In summer 2017, Finnerty worked with refugees in Egypt and Greece, thanks to the Stuart R. Givens Memorial Fellowship, which supports students pursuing an interest in a manner not otherwise possible. It is expected that the experience will make a demonstrable difference in recipients’ lives and help them grow both personally and intellectually.

“It was eye opening,” Finnerty said. “You hear stories about how bad conditions are for refugees, but we’re so far removed. I spent time with 8- to 18-year-old kids from Somalia and Sudan who didn’t know where their parents were or if they were alive. It furthered my desire to work with refugees and use journalism as a tool to help them.

“Journalism is like the propeller on a boat, moving things that would have previously been in the dark to the forefront. From there, the community can engage in discussion and change can happen. On a local level, we can make the community aware of opportunities to serve their community.”

Next school year, from August to May, she will work on her interdisciplinary minor in Meknes, Morocco, exploring courses like Middle Eastern studies, Arabic, politics and governance in the Middle East, and women and gender studies in an Arab world.

Finnerty combined her interests in refugee issues and writing into a public policy proposal focusing on the use of advocacy journalism as a tool to assist refugees settling in the United States. The proposal, along with an extensive application and essays, resulted in Finnerty being named a finalist for the Truman Scholarship.

Earlier this month, she advanced to the interview portion of the process, which included an intensive, 20-minute interview with a panel of nine interviewers, including President Truman’s grandson and Steven Cohen, who financed “Icarus,” which won the 2018 Oscar for best documentary. As an Illinois native, Finnerty is one of five finalists competing from that state.

“I was nervous the entire day, but I felt comfortable once I got in the room,” she said. “The questions were tough; they want you to demonstrate that you know what you’re talking about, that this is what you’re going to do with your life.”
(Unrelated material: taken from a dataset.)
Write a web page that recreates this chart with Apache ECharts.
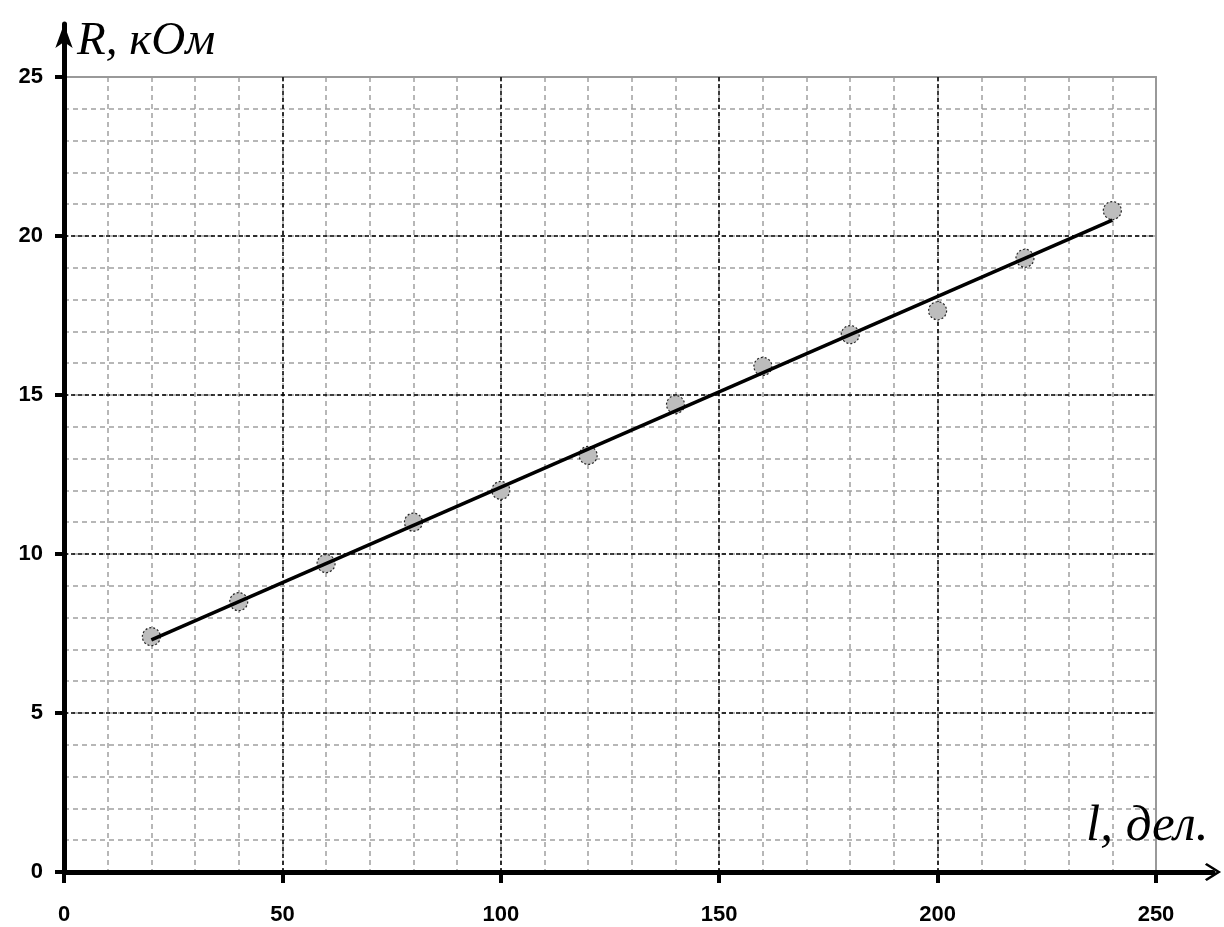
<!DOCTYPE html>
<html>
<head>
<meta charset="utf-8">
<script src="https://cdn.jsdelivr.net/npm/echarts@6/dist/echarts.min.js"></script>
<style>
    html, body { margin: 0; padding: 0; background: #fff; }
    #resistance { width: 1224px; height: 927px; }
</style>
</head>
<body>
<div id="resistance"></div>
<script>

// Chart data
var lenValues = [20, 40, 60, 80, 100, 120, 140, 160, 180, 200, 220, 240];
var resValues = [7.4, 8.5, 9.7, 11.0, 12.0, 13.1, 14.7, 15.9, 16.9, 17.65, 19.3, 20.8];

// Fitted line (ends)
var fitLen = [20, 240];
var fitRes = [7.3, 20.5];

// Tick labels
var xTicks = [0, 50, 100, 150, 200, 250];
var yTicks = [0, 5, 10, 15, 20, 25];
var xMinorStep = 10;
var yMinorStep = 1;


var EchartsResistanceLine = function() {


//
// Setup module components
//

var _resistanceLineExample = function() {
if (typeof echarts == 'undefined') {
    console.warn('Warning - echarts.min.js is not loaded.');
    return;
}

// Define element
var line_element = document.getElementById('resistance');

if (line_element) {

    // Initialize chart
    var line_chart = echarts.init(line_element);

    var scatterData = lenValues.map(function(v, i) { return [v, resValues[i]]; });
    var fitData = fitLen.map(function(v, i) { return [v, fitRes[i]]; });

    var labelFont = {
        color: '#000',
        fontFamily: 'Liberation Sans, Arial, sans-serif',
        fontWeight: 'bold',
        fontSize: 22
    };

    // Options
    line_chart.setOption({

        animation: false,

        // Axis names
        title: [{
            text: 'R, кОм',
            left: 77,
            top: 18,
            padding: 0,
            textStyle: {
                fontFamily: 'Liberation Serif, Times New Roman, serif',
                fontStyle: 'italic',
                fontWeight: 'normal',
                fontSize: 47,
                color: '#000'
            }
        }, {
            text: 'l, дел.',
            left: 1086,
            top: 801,
            padding: 0,
            textStyle: {
                fontFamily: 'Liberation Serif, Times New Roman, serif',
                fontStyle: 'italic',
                fontWeight: 'normal',
                fontSize: 51,
                color: '#000'
            }
        }],

        // Plot area + arrow area
        grid: [
            {left: 64, right: 68, top: 77, bottom: 55, containLabel: false},
            {left: 64, right: 11, top: 24, bottom: 55, containLabel: false}
        ],

        xAxis: [{
            // main axis, major grid
            type: 'value',
            gridIndex: 0,
            position: 'bottom',
            min: xTicks[0],
            max: xTicks[xTicks.length - 1],
            interval: xTicks[1] - xTicks[0],
            z: 3,
            axisLine: {show: true, onZero: false, lineStyle: {color: '#000', width: 5}},
            axisTick: {show: true, length: 11, lineStyle: {color: '#000', width: 4}},
            axisLabel: Object.assign({margin: 32}, labelFont),
            splitLine: {
                show: true, showMinLine: false, showMaxLine: false,
                lineStyle: {color: '#000', width: 1.5, type: [4, 3]}
            }
        }, {
            // minor grid + top border
            type: 'value',
            gridIndex: 0,
            position: 'top',
            min: xTicks[0],
            max: xTicks[xTicks.length - 1],
            interval: xMinorStep,
            z: 1,
            axisLine: {show: true, onZero: false, lineStyle: {color: '#999', width: 2}},
            axisTick: {show: false},
            axisLabel: {show: false},
            splitLine: {
                show: true, showMinLine: false, showMaxLine: false,
                lineStyle: {color: '#a0a0a0', width: 1.5, type: [5, 4]}
            }
        }, {
            // arrow
            type: 'value',
            gridIndex: 1,
            min: 0,
            max: 1,
            z: 4,
            axisLine: {
                show: true, onZero: false,
                symbol: ['none', 'path://M10,0 L20,16 L18,18 L10,5 L2,18 L0,16 Z'],
                symbolSize: [18, 20],
                lineStyle: {color: '#000', width: 5}
            },
            axisTick: {show: false},
            axisLabel: {show: false},
            splitLine: {show: false}
        }],

        yAxis: [{
            type: 'value',
            gridIndex: 0,
            position: 'left',
            min: yTicks[0],
            max: yTicks[yTicks.length - 1],
            interval: yTicks[1] - yTicks[0],
            z: 3,
            axisLine: {show: true, onZero: false, lineStyle: {color: '#000', width: 5}},
            axisTick: {show: true, length: 9, lineStyle: {color: '#000', width: 4}},
            axisLabel: Object.assign({margin: 21}, labelFont),
            splitLine: {
                show: true, showMinLine: false, showMaxLine: false,
                lineStyle: {color: '#000', width: 1.5, type: [4, 3]}
            }
        }, {
            type: 'value',
            gridIndex: 0,
            position: 'right',
            min: yTicks[0],
            max: yTicks[yTicks.length - 1],
            interval: yMinorStep,
            z: 1,
            axisLine: {show: true, onZero: false, lineStyle: {color: '#999', width: 2}},
            axisTick: {show: false},
            axisLabel: {show: false},
            splitLine: {
                show: true, showMinLine: false, showMaxLine: false,
                lineStyle: {color: '#a0a0a0', width: 1.5, type: [5, 4]}
            }
        }, {
            type: 'value',
            gridIndex: 1,
            min: 0,
            max: 1,
            z: 4,
            axisLine: {
                show: true, onZero: false,
                symbol: ['none', 'arrow'],
                symbolSize: [13, 24],
                lineStyle: {color: '#000', width: 5}
            },
            axisTick: {show: false},
            axisLabel: {show: false},
            splitLine: {show: false}
        }],

        // Add series
        series: [{
            name: 'Измерения',
            type: 'scatter',
            xAxisIndex: 0,
            yAxisIndex: 0,
            symbol: 'circle',
            symbolSize: 18,
            z: 5,
            itemStyle: {
                color: '#bdbdbd',
                borderColor: '#222',
                borderWidth: 1.2,
                borderType: [2, 2],
                opacity: 1
            },
            data: scatterData
        }, {
            name: 'Аппроксимация',
            type: 'line',
            xAxisIndex: 0,
            yAxisIndex: 0,
            symbol: 'none',
            z: 6,
            lineStyle: {color: '#000', width: 3.5},
            data: fitData
        }]
    });
}

};


//
// Return objects assigned to module
//

return {
init: function() {
    _resistanceLineExample();
}
}
}();


// Initialize module
// ------------------------------

document.addEventListener('DOMContentLoaded', function() {
EchartsResistanceLine.init();
});

</script>
</body>
</html>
Truman funds are to be used for graduate school; Finnerty is considering DePaul University for its program in forced migration and New York University for its global journalism program. She will graduate from BGSU in August 2019.

Finnerty highlighted a strong support system consisting of Drs. Neil Browne, Distinguished Teaching Professor emeritus of economics; Simon Morgan-Russell, Honors College dean; and Kacee Snyder, Honors College assistant dean, who have helped her through this process.

"Getting to know Hannah better as her academic advisor in the Honors College and this past year as her ALS advisor, I’m just so proud that she was chosen to interview for the Truman Scholarship," Snyder said. "Her passion for public service and journalism, and the incredible experiences she’s had in her time at BGSU, and her passion and personality make her an ideal candidate. When I found out she was chosen as one of the finalists from the original pool of over 750 candidates, I was so excited, but I wasn’t at all surprised. She’s an incredible representative of BGSU and the type of person the Truman Scholarship is made for."

Finnerty had never heard of BGSU before it came up as her 100 percent match in a college survey. This is a match the Alumni Laureate Scholar said is still true today.

“As I toured other colleges, I realized I really, really liked BGSU – and I still do,” she said. “The first thing I did on campus was go to a Sunday night BG News meeting in West Hall. Three years later, and the BG News is my family.”

Although she wasn’t originally sure if she’d like being in an editorial role, Finnerty said she likes getting to know the reporters and watching them develop as writers.

“I want to serve the community the best way I can, which is through my words,” she said. “I encourage my reporters to do that as well.

“The way I see journalism is as a community service. I want to serve people with information they need to become active and influential people in their communities.”